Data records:
________________
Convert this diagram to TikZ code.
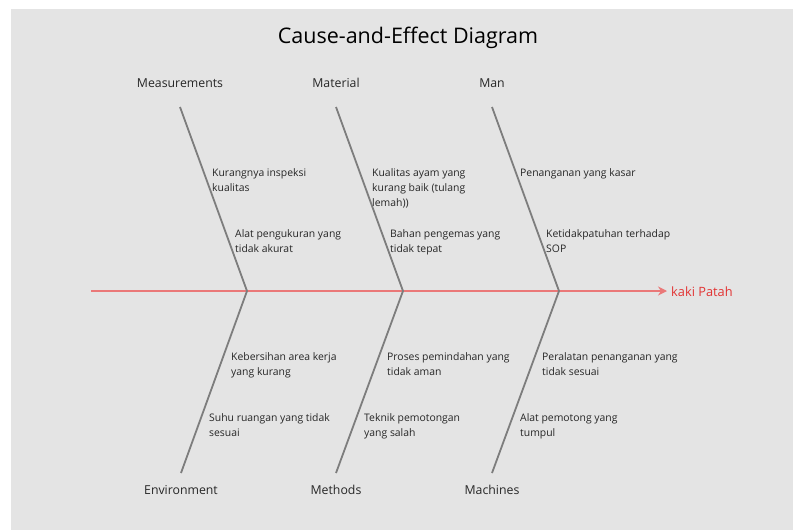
\documentclass[tikz,border=0pt]{standalone}
\usepackage{fontspec}
\setmainfont{Open Sans}
\usetikzlibrary{arrows.meta}
\definecolor{panel}{RGB}{228,228,228}
\definecolor{bonegray}{RGB}{125,125,125}
\definecolor{spinered}{RGB}{234,120,120}
\definecolor{effectred}{RGB}{226,52,52}
\tikzset{
  bone/.style={draw=bonegray, line width=1.8pt},
  spine/.style={draw=spinered, line width=1.6pt, -{Stealth[length=9pt,width=9pt,inset=3pt]}},
  category/.style={font=\fontsize{12.3}{14}\selectfont, text=black!85, inner sep=0pt},
  cause/.style={font=\fontsize{10.4}{15}\selectfont, text=black!85, align=left, anchor=north west, inner sep=0pt},
  titletext/.style={font=\fontsize{21.5}{25}\selectfont, text=black, inner sep=0pt}
}
\begin{document}
\begin{tikzpicture}[x=1pt,y=-1pt]
\useasboundingbox (0,0) rectangle (793,530);
\fill[white] (0,0) rectangle (793,530);
\fill[panel] (11,9) rectangle (793,530);

% title
\node[titletext] (title) at (408,38) {Cause-and-Effect Diagram};

% category labels
\node[category] (meas) at (180,83) {Measurements};
\node[category] (mat)  at (336,83) {Material};
\node[category] (man)  at (492,83) {Man};
\node[category] (env)  at (181,490) {Environment};
\node[category] (meth) at (336,490) {Methods};
\node[category] (mach) at (492,490) {Machines};

% bone ends and joints on the spine
\coordinate (tail) at (91,291);
\coordinate (head) at (667,291);
\coordinate (j1) at (247,291);
\coordinate (j2) at (403,291);
\coordinate (j3) at (559,291);
\coordinate (t1) at (180,107);
\coordinate (t2) at (336,107);
\coordinate (t3) at (492,107);
\coordinate (b1) at (181,473);
\coordinate (b2) at (336,473);
\coordinate (b3) at (492,473);

% spine and effect
\draw[spine] (tail) -- (head);
\node[anchor=west, inner sep=0pt, text=effectred, font=\fontsize{12.8}{15}\selectfont] (effect) at (671,291.5) {kaki Patah};

% bones
\draw[bone] (t1) -- (j1) -- (b1);
\draw[bone] (t2) -- (j2) -- (b2);
\draw[bone] (t3) -- (j3) -- (b3);

% causes, upper row
\node[cause] (c11) at (212,168) {Kurangnya inspeksi\\kualitas};
\node[cause] (c12) at (235,229) {Alat pengukuran yang\\tidak akurat};
\node[cause] (c21) at (372,168) {Kualitas ayam yang\\kurang baik (tulang\\lemah))};
\node[cause] (c22) at (390,229) {Bahan pengemas yang\\tidak tepat};
\node[cause] (c31) at (520,168) {Penanganan yang kasar};
\node[cause] (c32) at (546,229) {Ketidakpatuhan terhadap\\SOP};

% causes, lower row
\node[cause] (c41) at (231,352) {Kebersihan area kerja\\yang kurang};
\node[cause] (c42) at (209,413) {Suhu ruangan yang tidak\\sesuai};
\node[cause] (c51) at (387,352) {Proses pemindahan yang\\tidak aman};
\node[cause] (c52) at (364,413) {Teknik pemotongan\\yang salah};
\node[cause] (c61) at (542,352) {Peralatan penanganan yang\\tidak sesuai};
\node[cause] (c62) at (520,413) {Alat pemotong yang\\tumpul};
\end{tikzpicture}
\end{document}
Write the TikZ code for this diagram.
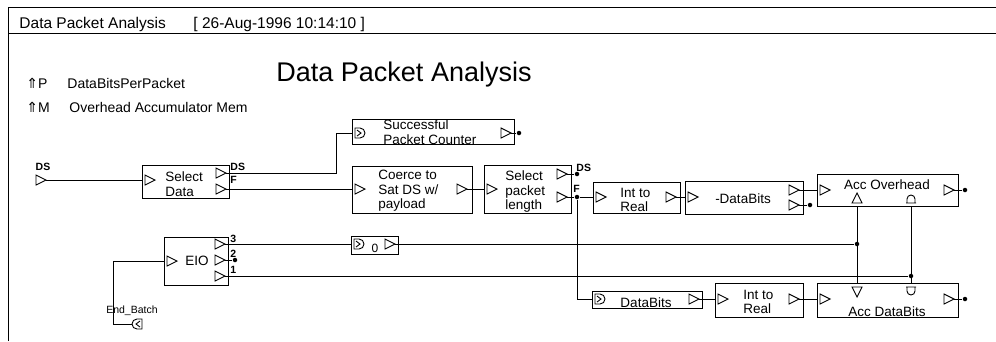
________________
Repeat the material exactly as it reads, without any of its pictures.

▸ **EXERCISE OUTPUT**:
Convert this diagram to TikZ code.
\documentclass[tikz,border=0pt]{standalone}
\usepackage{fontspec}
\setmainfont{Open Sans}
\usetikzlibrary{arrows.meta}
\definecolor{panel}{RGB}{228,228,228}
\definecolor{bonegray}{RGB}{125,125,125}
\definecolor{spinered}{RGB}{234,120,120}
\definecolor{effectred}{RGB}{226,52,52}
\tikzset{
  bone/.style={draw=bonegray, line width=1.8pt},
  spine/.style={draw=spinered, line width=1.6pt, -{Stealth[length=9pt,width=9pt,inset=3pt]}},
  category/.style={font=\fontsize{12.3}{14}\selectfont, text=black!85, inner sep=0pt},
  cause/.style={font=\fontsize{10.4}{15}\selectfont, text=black!85, align=left, anchor=north west, inner sep=0pt},
  titletext/.style={font=\fontsize{21.5}{25}\selectfont, text=black, inner sep=0pt}
}
\begin{document}
\begin{tikzpicture}[x=1pt,y=-1pt]
\useasboundingbox (0,0) rectangle (793,530);
\fill[white] (0,0) rectangle (793,530);
\fill[panel] (11,9) rectangle (793,530);

% title
\node[titletext] (title) at (408,38) {Cause-and-Effect Diagram};

% category labels
\node[category] (meas) at (180,83) {Measurements};
\node[category] (mat)  at (336,83) {Material};
\node[category] (man)  at (492,83) {Man};
\node[category] (env)  at (181,490) {Environment};
\node[category] (meth) at (336,490) {Methods};
\node[category] (mach) at (492,490) {Machines};

% bone ends and joints on the spine
\coordinate (tail) at (91,291);
\coordinate (head) at (667,291);
\coordinate (j1) at (247,291);
\coordinate (j2) at (403,291);
\coordinate (j3) at (559,291);
\coordinate (t1) at (180,107);
\coordinate (t2) at (336,107);
\coordinate (t3) at (492,107);
\coordinate (b1) at (181,473);
\coordinate (b2) at (336,473);
\coordinate (b3) at (492,473);

% spine and effect
\draw[spine] (tail) -- (head);
\node[anchor=west, inner sep=0pt, text=effectred, font=\fontsize{12.8}{15}\selectfont] (effect) at (671,291.5) {kaki Patah};

% bones
\draw[bone] (t1) -- (j1) -- (b1);
\draw[bone] (t2) -- (j2) -- (b2);
\draw[bone] (t3) -- (j3) -- (b3);

% causes, upper row
\node[cause] (c11) at (212,168) {Kurangnya inspeksi\\kualitas};
\node[cause] (c12) at (235,229) {Alat pengukuran yang\\tidak akurat};
\node[cause] (c21) at (372,168) {Kualitas ayam yang\\kurang baik (tulang\\lemah))};
\node[cause] (c22) at (390,229) {Bahan pengemas yang\\tidak tepat};
\node[cause] (c31) at (520,168) {Penanganan yang kasar};
\node[cause] (c32) at (546,229) {Ketidakpatuhan terhadap\\SOP};

% causes, lower row
\node[cause] (c41) at (231,352) {Kebersihan area kerja\\yang kurang};
\node[cause] (c42) at (209,413) {Suhu ruangan yang tidak\\sesuai};
\node[cause] (c51) at (387,352) {Proses pemindahan yang\\tidak aman};
\node[cause] (c52) at (364,413) {Teknik pemotongan\\yang salah};
\node[cause] (c61) at (542,352) {Peralatan penanganan yang\\tidak sesuai};
\node[cause] (c62) at (520,413) {Alat pemotong yang\\tumpul};
\end{tikzpicture}
\end{document}
Write the TikZ code for this diagram.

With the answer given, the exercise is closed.